To improve the performance of a heat exchanger on a fluidized bed, low density particles (polystyrene hollow sphere) were employed. Pressure loss caused by the insertion of particles was of special concern. The tests were conducted using a single row of horizontal cylindrical tubes ( D = 10 and 20 mm), and data were obtained by varying the location of the tubes, static bed heights, tube pitches, and air velocities. The mean heat transfer coefficient was evaluated in relation to the pressure loss. Aiming at a phenomenologic understanding of the heat transport processes, a fast response capacitance sensor was developed to investigate the movement of particles near the surface of tubes. The local instantaneous heat transfer coefficient was measured using a miniature heat flow sensor (response time = 0.02 s).
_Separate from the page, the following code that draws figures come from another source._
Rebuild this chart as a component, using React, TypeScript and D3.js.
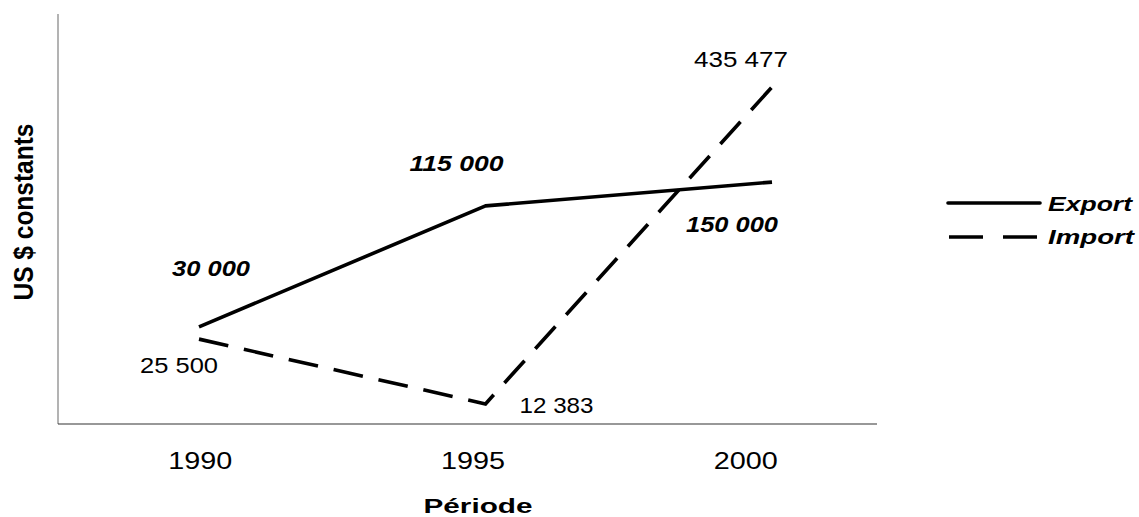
import React from "react";
import * as d3 from "d3";

// Periods on the x axis
const periods = ["1990", "1995", "2000"];
// Plotted heights (relative units, 0–100 of the plot height)
const exportPlot = [23.7, 53.2, 59.0];
const importPlot = [20.7, 4.9, 82.2];
// Data labels printed next to each point
const exportLabels = ["30 000", "115 000", "150 000"];
const importLabels = ["25 500", "12 383", "435 477"];
const seriesNames = ["Export", "Import"];

const W = 1139;
const H = 517;
const FONT = "'Liberation Sans', Arial, sans-serif";

export default function App() {
  const y = d3.scaleLinear().domain([0, 100]).range([424, 14]);
  const xPts = d3.scalePoint<string>().domain(periods).range([199, 772]);
  const xTicks = d3.scaleBand<string>().domain(periods).range([64, 882]);

  const line = d3
    .line<number>()
    .x((_, i) => xPts(periods[i]) as number)
    .y((d) => y(d));

  // label offsets (dx, dy baseline, textLength)
  const expOff = [
    [12, -51, 78],
    [-29, -35, 94],
    [-40, 50, 92],
  ];
  const impOff = [
    [-20, 34, 78],
    [71, 9, 74],
    [-31, -20, 94],
  ];

  return (
    <svg
      width={W}
      height={H}
      style={{ position: "absolute", left: 0, top: 0, background: "#fff" }}
      fontFamily={FONT}
    >
      {/* axes */}
      <line x1={58} x2={58} y1={14} y2={424} stroke="#808080" strokeWidth={1.2} />
      <line x1={58} x2={877} y1={424} y2={424} stroke="#333" strokeWidth={1.2} />

      {/* tick labels */}
      {periods.map((p) => (
        <text
          key={p}
          x={(xTicks(p) as number) + xTicks.bandwidth() / 2}
          y={469}
          fontSize={23.5}
          textAnchor="middle"
          textLength={64}
          lengthAdjust="spacingAndGlyphs"
          fill="#000"
        >
          {p}
        </text>
      ))}

      {/* axis titles */}
      <text
        x={478}
        y={513}
        fontSize={20}
        fontWeight="bold"
        textAnchor="middle"
        textLength={109}
        lengthAdjust="spacingAndGlyphs"
      >
        Période
      </text>
      <text
        transform="translate(33,212) rotate(-90)"
        fontSize={28}
        fontWeight="bold"
        textAnchor="middle"
        textLength={177}
        lengthAdjust="spacingAndGlyphs"
      >
        US $ constants
      </text>

      {/* series */}
      <path d={line(exportPlot) as string} fill="none" stroke="#000" strokeWidth={3.6} strokeLinejoin="round" />
      <path
        d={line(importPlot) as string}
        fill="none"
        stroke="#000"
        strokeWidth={3.6}
        strokeDasharray="30,16"
      />

      {/* data labels */}
      {exportLabels.map((t, i) => (
        <text
          key={"e" + i}
          x={(xPts(periods[i]) as number) + expOff[i][0]}
          y={y(exportPlot[i]) + expOff[i][1]}
          fontSize={22}
          fontWeight="bold"
          fontStyle="italic"
          textAnchor="middle"
          textLength={expOff[i][2]}
          lengthAdjust="spacingAndGlyphs"
        >
          {t}
        </text>
      ))}
      {importLabels.map((t, i) => (
        <text
          key={"i" + i}
          x={(xPts(periods[i]) as number) + impOff[i][0]}
          y={y(importPlot[i]) + impOff[i][1]}
          fontSize={22}
          textAnchor="middle"
          textLength={impOff[i][2]}
          lengthAdjust="spacingAndGlyphs"
        >
          {t}
        </text>
      ))}

      {/* legend */}
      <line x1={948} x2={1040} y1={203} y2={203} stroke="#000" strokeWidth={3.6} strokeLinecap="round" />
      <line x1={949} x2={1037} y1={237} y2={237} stroke="#000" strokeWidth={3.6} strokeDasharray="34,20" />
      <text
        x={1048}
        y={211}
        fontSize={19.5}
        fontWeight="bold"
        fontStyle="italic"
        textLength={84}
        lengthAdjust="spacingAndGlyphs"
      >
        {seriesNames[0]}
      </text>
      <text
        x={1048}
        y={244}
        fontSize={19.5}
        fontWeight="bold"
        fontStyle="italic"
        textLength={86}
        lengthAdjust="spacingAndGlyphs"
      >
        {seriesNames[1]}
      </text>
    </svg>
  );
}
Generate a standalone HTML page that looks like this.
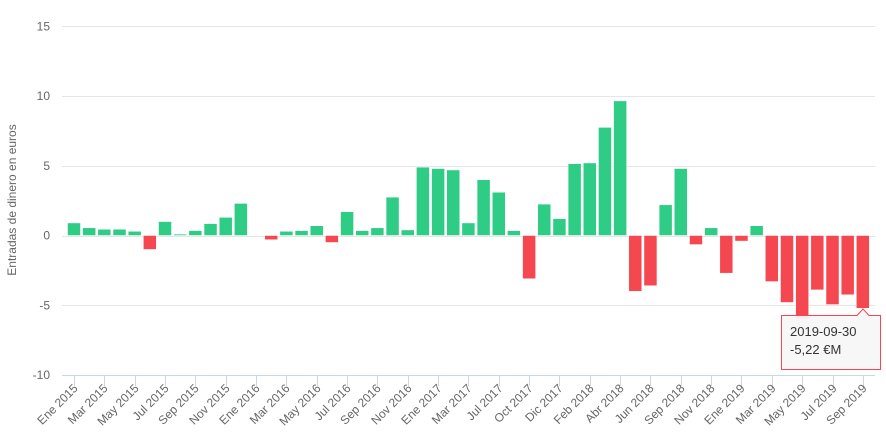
<!DOCTYPE html>
<html><head><meta charset="utf-8"><style>
body{margin:0;background:#fff;}
svg{display:block;font-family:"Liberation Sans",sans-serif;}
</style></head><body>
<svg id="c" width="886" height="442" xmlns="http://www.w3.org/2000/svg">
<g id="grid" stroke="#e6e6e6" stroke-width="1"></g>
<g id="ylab" font-size="12" fill="#666" text-anchor="end"></g>
<text transform="translate(16,200) rotate(-90)" text-anchor="middle" font-size="12" fill="#666">Entradas de dinero en euros</text>
<g id="bars"></g>
<line x1="62" y1="375.5" x2="875" y2="375.5" stroke="#ccd6eb"/>
<g id="xt" stroke="#ccd6eb"></g>
<g id="xl" font-size="12" fill="#666" text-anchor="end"></g>
<g>
<path d="M781.5,315.5 H857 L863,309 L869,315.5 H880.5 V369.5 H781.5 Z" fill="#f7f7f7" fill-opacity="0.95" stroke="#f5474f" stroke-width="1"/>
<text x="790" y="336" font-size="13" fill="#333">2019-09-30</text>
<text x="790" y="354" font-size="13" fill="#333">-5,22 €M</text>
</g>
</svg>
<script>
var ns="http://www.w3.org/2000/svg";
function el(t,a,p,txt){var e=document.createElementNS(ns,t);for(var k in a)e.setAttribute(k,a[k]);if(txt)e.textContent=txt;document.getElementById(p).appendChild(e);return e;}
function Y(v){return 235.5-v*13.95;}
[15,10,5,0,-5,-10].forEach(function(v){
 if(v!=-10)el('line',{x1:62,x2:875,y1:Math.round(Y(v))+0.5,y2:Math.round(Y(v))+0.5},'grid');
 el('text',{x:50,y:Y(v)+4},'ylab',String(v));
});
var vals=[0.9,0.55,0.45,0.45,0.3,-1.0,1.0,0.1,0.35,0.85,1.3,2.3,0,-0.3,0.3,0.35,0.7,-0.5,1.7,0.35,0.55,2.75,0.4,4.9,4.8,4.7,0.9,4.0,3.1,0.35,-3.1,2.25,1.2,5.15,5.2,7.75,9.65,-4.0,-3.6,2.2,4.8,-0.65,0.55,-2.7,-0.4,0.7,-3.3,-4.8,-6.0,-3.9,-4.95,-4.25,-5.22];
vals.forEach(function(v,i){
 if(v==0)return;
 var cx=74+i*15.17,y0=Y(0),y1=Y(v);
 el('rect',{x:cx-6.5,y:Math.min(y0,y1),width:13,height:Math.max(1,Math.abs(y1-y0)),fill:v>0?'#2ecc85':'#f5474f',stroke:'#fff','stroke-width':0.5},'bars');
});
var labs=["Ene 2015","Mar 2015","May 2015","Jul 2015","Sep 2015","Nov 2015","Ene 2016","Mar 2016","May 2016","Jul 2016","Sep 2016","Nov 2016","Ene 2017","Mar 2017","Jul 2017","Oct 2017","Dic 2017","Feb 2018","Abr 2018","Jun 2018","Sep 2018","Nov 2018","Ene 2019","Mar 2019","May 2019","Jul 2019","Sep 2019"];
labs.forEach(function(l,i){
 var x=Math.round(74+i*30.34)+0.5;
 el('line',{x1:x,x2:x,y1:376,y2:386},'xt');
 el('text',{x:x+4,y:389,transform:'rotate(-45 '+(x+4)+' 389)'},'xl',l);
});
</script>
</body></html>
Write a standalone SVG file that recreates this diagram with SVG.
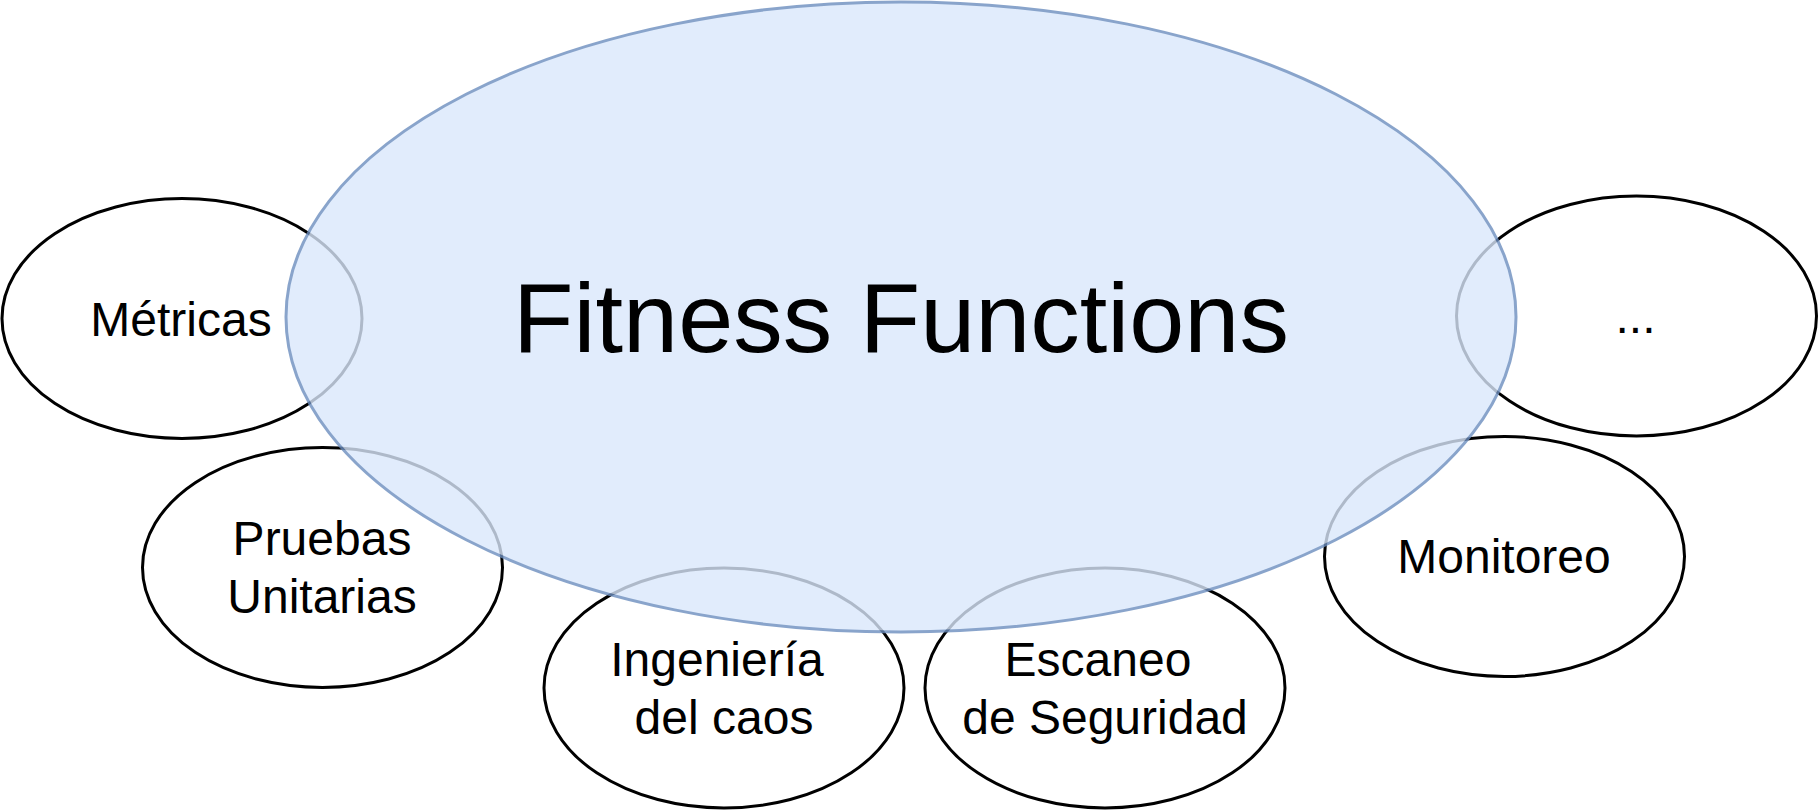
<svg xmlns="http://www.w3.org/2000/svg" width="1818" height="810" viewBox="0 0 1818 810">
<style>
.n{fill:#ffffff;stroke:#000000;stroke-width:3}
.t{font-family:"Liberation Sans",Arial,sans-serif;font-size:48px;fill:#000000;text-anchor:middle}
.big{fill:#dae8fc;stroke:#6c8ebf;stroke-width:3}
.bt{font-family:"Liberation Sans",Arial,sans-serif;font-size:99px;fill:#000000;text-anchor:middle}
</style>
<rect width="1818" height="810" fill="#ffffff"/>
<g id="connectors"></g>
<g id="metricas"><ellipse class="n" cx="182" cy="318.5" rx="180" ry="120"/><text class="t" x="181" y="336">Métricas</text></g>
<g id="etc"><ellipse class="n" cx="1636.5" cy="316" rx="180" ry="120"/><text class="t" x="1635.5" y="333">...</text></g>
<g id="pruebas"><ellipse class="n" cx="322.5" cy="567.5" rx="180" ry="120"/><text class="t" x="322" y="555">Pruebas</text><text class="t" x="322" y="613">Unitarias</text></g>
<g id="monitoreo"><ellipse class="n" cx="1504.5" cy="556.5" rx="180" ry="120"/><text class="t" x="1504" y="573">Monitoreo</text></g>
<g id="ingenieria"><ellipse class="n" cx="724" cy="688" rx="180" ry="120"/><text class="t" x="717" y="675.5">Ingeniería</text><text class="t" x="724" y="733.5">del caos</text></g>
<g id="escaneo"><ellipse class="n" cx="1105" cy="688" rx="180" ry="120"/><text class="t" x="1098" y="675.5">Escaneo</text><text class="t" x="1105" y="733.5">de Seguridad</text></g>
<g id="fitness"><ellipse class="big" cx="901" cy="317" rx="615" ry="315" opacity="0.8"/><text class="bt" x="901" y="352">Fitness Functions</text></g>
</svg>
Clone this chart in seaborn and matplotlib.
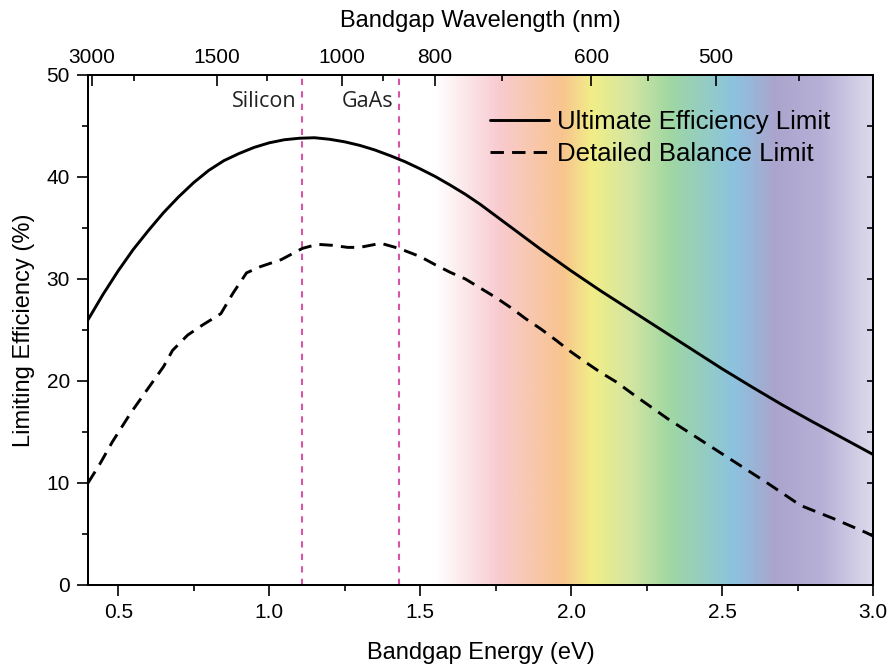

The following results were obtained: 1. The time averaged local heat transfer coefficients were found to be significantly different for different angular positions and to be affected by both particle size and L 0, as well as by the airflow rate. 2. Very significant improvements in the heat transfer coefficients were obtained in the backside region of the tubes compared with those in the front region when u > 2 u mg , where u mf is the superficial air velocity of at minimum fluidization. 3. The capacitance trace versus time can be directly related to the variations in local solid's density near the tube surface. 4. The capacitance signals indicated that the bed-surface contact characteristics differ distinctively at various angular positions, and that they are closely connected to air velocity. 5. Signals from the heat flow sensor correspond with those of the capacitance sensor. Mechanisms of heat transfer were discussed based on the results of the relation between the local heat transfer coefficient and both the time average and the r.m.s. average of density of floating particles.